Vitalik Buterin, co-founder of Ethereum, has offered a critical assessment of the network’s long-standing rollup-centric roadmap, noting a significant disparity between the expected pace of Layer 2 (L2) decentralization and the actual progress made. In recent public statements, Buterin argued that L2 solutions have decentralized ‘far slower’ than anticipated, especially when contrasted with the rapid advancements seen on the Ethereum base layer (L1).
The original rollup-centric roadmap, established in the post-Merge era, envisioned L2 ecosystems rapidly progressing past initial centralization points, such as single-entity sequencers and reliance on multi-signature security arrangements, toward fully permissionless and robust systems. However, Buterin highlights that while many L2s boast significant transaction volume and lower fees, core governance and sequencing components often remain centralized for reasons of operational efficiency and initial rapid deployment. This inherent centralization risk compromises censorship resistance.
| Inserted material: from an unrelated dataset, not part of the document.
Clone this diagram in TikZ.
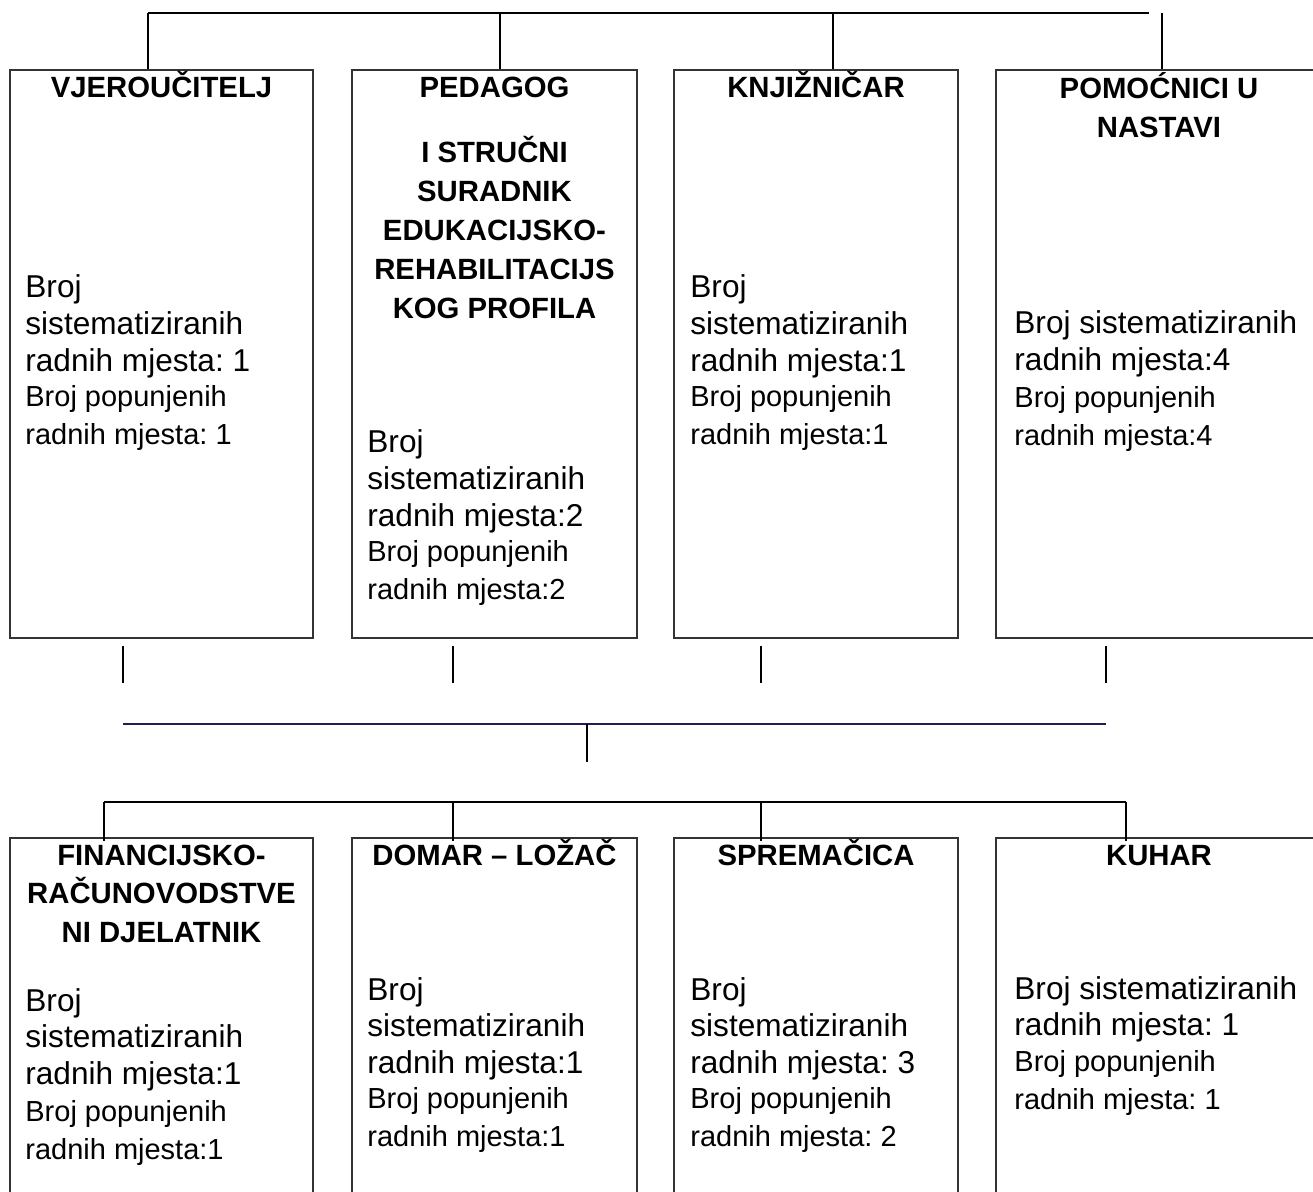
\documentclass[tikz,border=0pt]{standalone}
\usepackage{fontspec}
\setmainfont{Liberation Sans}
\usepackage{tikz}
\frenchspacing
\definecolor{midblue}{RGB}{30,30,85}
\newcommand\rows[1]{\begin{tabular}[t]{@{}l@{}}#1\end{tabular}}
\newcommand\crows[1]{\begin{tabular}[t]{@{}c@{}}#1\end{tabular}}
\newcommand\numtxt{\fontsize{15.8}{18.3}\selectfont}
\newcommand\occtxt{\fontsize{14.5}{19}\selectfont}
\newcommand\headtxt{\fontsize{14.65}{19.4}\selectfont\bfseries}
\tikzset{
  box/.style={draw=black!80, line width=0.7pt, inner sep=0pt},
  topbox/.style={box, minimum height=284pt},
  lowbox/.style={box, minimum height=191pt},
  link/.style={line width=1pt},
  head/.style={anchor=base, inner sep=0pt, font=\headtxt},
  num/.style={anchor=base west, inner sep=0pt, font=\numtxt},
  occ/.style={anchor=base west, inner sep=0pt, font=\occtxt},
}

\begin{document}
\begin{tikzpicture}[x=0.5pt,y=-0.5pt]

\useasboundingbox (0,0) rectangle (1313,1192);
\clip (0,0) rectangle (1313,1192);

% upper row
\node[topbox, minimum width=151.5pt] (vjer) at (161.5,354) {};
\node[topbox, minimum width=142.5pt] (ped) at (494.5,354) {};
\node[topbox, minimum width=142pt] (knj) at (816,354) {};
\node[topbox, minimum width=163pt] (pom) at (1159,354) {};

% lower row
\node[lowbox, minimum width=151.5pt] (fin) at (161.5,1029) {};
\node[lowbox, minimum width=142.5pt] (dom) at (494.5,1029) {};
\node[lowbox, minimum width=142pt] (spr) at (816,1029) {};
\node[lowbox, minimum width=163pt] (kuh) at (1159,1029) {};

% headings
\node[head] (vjer-h) at (161.5,98) {VJEROUČITELJ};
\node[head] (ped-h) at (494.5,98) {PEDAGOG};
\node[head] (ped-h2) at (494.5,163) {\crows{I STRUČNI\\SURADNIK\\EDUKACIJSKO-\\REHABILITACIJS\\KOG PROFILA}};
\node[head] (knj-h) at (816,98) {KNJIŽNIČAR};
\node[head] (pom-h) at (1159,99) {\crows{POMOĆNICI U\\NASTAVI}};
\node[head] (fin-h) at (161.5,865) {\crows{FINANCIJSKO-\\RAČUNOVODSTVE\\NI DJELATNIK}};
\node[head] (dom-h) at (494.5,865) {DOMAR – LOŽAČ};
\node[head] (spr-h) at (816,865) {SPREMAČICA};
\node[head] (kuh-h) at (1159,865) {KUHAR};

% numbers
\node[num] (vjer-a) at (25,298) {\rows{Broj\\sistematiziranih\\radnih mjesta: 1}};
\node[occ] (vjer-b) at (25,407) {\rows{Broj popunjenih\\radnih mjesta: 1}};
\node[num] (ped-a) at (367,453) {\rows{Broj\\sistematiziranih\\radnih mjesta:2}};
\node[occ] (ped-b) at (367,562) {\rows{Broj popunjenih\\radnih mjesta:2}};
\node[num] (knj-a) at (690,298) {\rows{Broj\\sistematiziranih\\radnih mjesta:1}};
\node[occ] (knj-b) at (690,407) {\rows{Broj popunjenih\\radnih mjesta:1}};
\node[num] (pom-a) at (1014,334) {\rows{Broj sistematiziranih\\radnih mjesta:4}};
\node[occ] (pom-b) at (1014,408) {\rows{Broj popunjenih\\radnih mjesta:4}};
\node[num] (fin-a) at (25,1011) {\rows{Broj\\sistematiziranih\\radnih mjesta:1}};
\node[occ] (fin-b) at (25,1121) {\rows{Broj popunjenih\\radnih mjesta:1}};
\node[num] (dom-a) at (367,1000) {\rows{Broj\\sistematiziranih\\radnih mjesta:1}};
\node[occ] (dom-b) at (367,1108) {\rows{Broj popunjenih\\radnih mjesta:1}};
\node[num] (spr-a) at (690,1000) {\rows{Broj\\sistematiziranih\\radnih mjesta: 3}};
\node[occ] (spr-b) at (690,1108) {\rows{Broj popunjenih\\radnih mjesta: 2}};
\node[num] (kuh-a) at (1014,999) {\rows{Broj sistematiziranih\\radnih mjesta: 1}};
\node[occ] (kuh-b) at (1014,1071) {\rows{Broj popunjenih\\radnih mjesta: 1}};

% top bus
\coordinate (t1) at (148,13);
\coordinate (t2) at (500,13);
\coordinate (t3) at (833,13);
\coordinate (tR) at (1149,13);
\coordinate (t4) at (1162,13);
\draw[link] (t1) -- (tR);
\draw[link] (t1) -- (t1 |- vjer.north);
\draw[link] (t2) -- (t2 |- ped.north);
\draw[link] (t3) -- (t3 |- knj.north);
\draw[link] (t4) -- (t4 |- pom.north);

% short ticks under the boxes
\coordinate (d1) at (123,646);
\coordinate (d2) at (453,646);
\coordinate (d3) at (761,646);
\coordinate (d4) at (1106,646);
\draw[link] (d1) -- ++(0,37);
\draw[link] (d2) -- ++(0,37);
\draw[link] (d3) -- ++(0,37);
\draw[link] (d4) -- ++(0,37);

% middle line
\coordinate (mL) at (123,724);
\coordinate (mR) at (1106,724);
\coordinate (mC) at (587,724);
\coordinate (mD) at (587,762);
\draw[link, midblue, line width=1.2pt] (mL) -- (mR);
\draw[link] (mC) -- (mD);

% lower bus
\coordinate (b1) at (104,802);
\coordinate (b2) at (453,802);
\coordinate (b3) at (761,802);
\coordinate (b4) at (1126,802);
\draw[link] (b1) -- (b4);
\draw[link] (b1) -- ([yshift=-2pt]b1 |- fin.north);
\draw[link] (b2) -- ([yshift=-2pt]b2 |- dom.north);
\draw[link] (b3) -- ([yshift=-2pt]b3 |- spr.north);
\draw[link] (b4) -- ([yshift=-2pt]b4 |- kuh.north);

\end{tikzpicture}
\end{document}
Conversely, the Ethereum L1 has largely exceeded expectations in security and resilience. Following the success of The Merge, the base layer has significantly improved validator client diversity, solidified proposer/builder separation (PBS) efforts, and maintained high levels of economic security. Buterin notes that this success creates an imbalance: a strong, decentralized base layer supporting execution environments (L2s) whose core infrastructure remains technologically centralized.
This divergence necessitates a strategic reevaluation. Buterin suggests that the primary focus must now decisively shift toward accelerating L2 decentralization. This includes maturing decentralized sequencers, implementing strong fraud and validity proof systems that reduce reliance on human-controlled security councils, and potentially exploring ways to embed more L2 support directly into L1 to enforce decentralization compliance without compromising the base layer’s minimalist design philosophy. The underlying realization is that for the Ethereum Endgame vision to succeed, the security guarantees and trust assumptions of L2s must quickly catch up to the foundational strength of L1.